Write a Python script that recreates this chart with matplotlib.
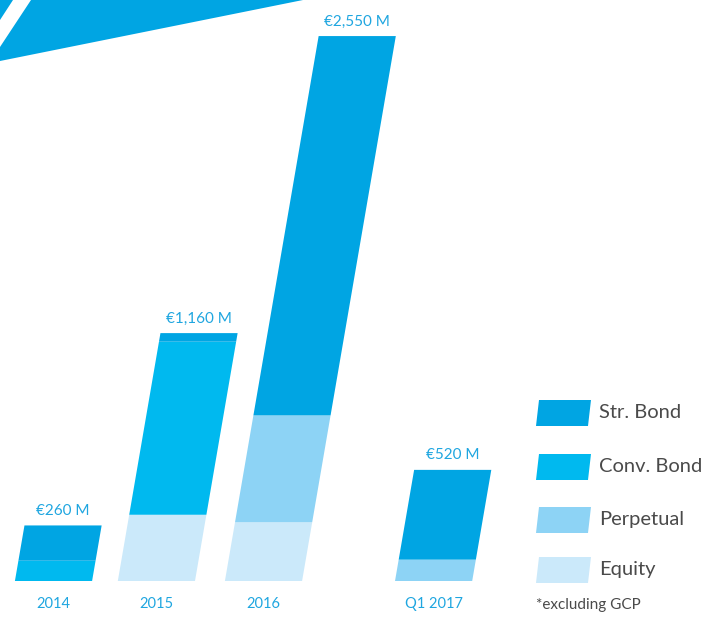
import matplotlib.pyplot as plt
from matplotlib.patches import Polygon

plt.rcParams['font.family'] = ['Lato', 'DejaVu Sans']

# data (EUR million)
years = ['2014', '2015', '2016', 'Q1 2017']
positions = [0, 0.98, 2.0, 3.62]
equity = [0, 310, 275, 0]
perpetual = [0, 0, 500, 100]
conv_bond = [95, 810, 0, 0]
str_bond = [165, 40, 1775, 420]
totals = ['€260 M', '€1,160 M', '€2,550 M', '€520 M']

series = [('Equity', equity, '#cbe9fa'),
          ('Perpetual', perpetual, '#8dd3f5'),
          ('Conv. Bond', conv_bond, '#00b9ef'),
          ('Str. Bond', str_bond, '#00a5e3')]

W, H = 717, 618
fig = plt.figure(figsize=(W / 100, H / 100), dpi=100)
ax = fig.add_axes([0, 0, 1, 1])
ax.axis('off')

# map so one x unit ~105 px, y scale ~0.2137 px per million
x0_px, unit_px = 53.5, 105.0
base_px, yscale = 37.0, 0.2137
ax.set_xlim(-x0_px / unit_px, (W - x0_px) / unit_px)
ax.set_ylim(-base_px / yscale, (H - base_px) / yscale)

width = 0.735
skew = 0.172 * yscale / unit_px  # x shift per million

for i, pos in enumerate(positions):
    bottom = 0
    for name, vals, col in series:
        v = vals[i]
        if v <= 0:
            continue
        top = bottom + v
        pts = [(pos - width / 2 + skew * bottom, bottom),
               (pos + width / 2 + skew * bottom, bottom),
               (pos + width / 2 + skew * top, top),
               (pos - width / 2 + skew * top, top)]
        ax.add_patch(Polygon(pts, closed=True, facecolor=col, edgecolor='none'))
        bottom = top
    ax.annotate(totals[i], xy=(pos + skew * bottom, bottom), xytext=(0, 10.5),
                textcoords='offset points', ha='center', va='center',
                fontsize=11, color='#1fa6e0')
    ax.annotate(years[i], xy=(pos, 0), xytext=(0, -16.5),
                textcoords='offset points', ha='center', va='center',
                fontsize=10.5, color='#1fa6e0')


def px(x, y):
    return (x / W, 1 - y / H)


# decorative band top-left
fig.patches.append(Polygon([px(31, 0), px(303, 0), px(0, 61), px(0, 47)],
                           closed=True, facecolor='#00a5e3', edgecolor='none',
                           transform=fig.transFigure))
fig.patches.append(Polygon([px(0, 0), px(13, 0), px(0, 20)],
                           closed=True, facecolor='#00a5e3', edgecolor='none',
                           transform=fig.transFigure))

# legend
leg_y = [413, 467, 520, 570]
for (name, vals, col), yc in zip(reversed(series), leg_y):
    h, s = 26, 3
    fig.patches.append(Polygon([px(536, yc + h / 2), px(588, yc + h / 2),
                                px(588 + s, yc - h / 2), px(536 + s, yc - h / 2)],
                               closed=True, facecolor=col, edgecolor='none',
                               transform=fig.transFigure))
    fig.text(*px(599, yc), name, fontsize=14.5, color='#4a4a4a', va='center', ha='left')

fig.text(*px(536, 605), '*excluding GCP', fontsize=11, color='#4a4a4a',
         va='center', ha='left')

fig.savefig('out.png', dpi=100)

────

## YOUR INSTRUCTIONS
From the top of the listing above, repeat each line exactly until you reach the line containing "totals = ['€260", and repeat that one too. Leave the pictures out.

## TASK SOLUTION
Write a Python script that recreates this chart with matplotlib.
import matplotlib.pyplot as plt
from matplotlib.patches import Polygon

plt.rcParams['font.family'] = ['Lato', 'DejaVu Sans']

# data (EUR million)
years = ['2014', '2015', '2016', 'Q1 2017']
positions = [0, 0.98, 2.0, 3.62]
equity = [0, 310, 275, 0]
perpetual = [0, 0, 500, 100]
conv_bond = [95, 810, 0, 0]
str_bond = [165, 40, 1775, 420]
totals = ['€260 M', '€1,160 M', '€2,550 M', '€520 M']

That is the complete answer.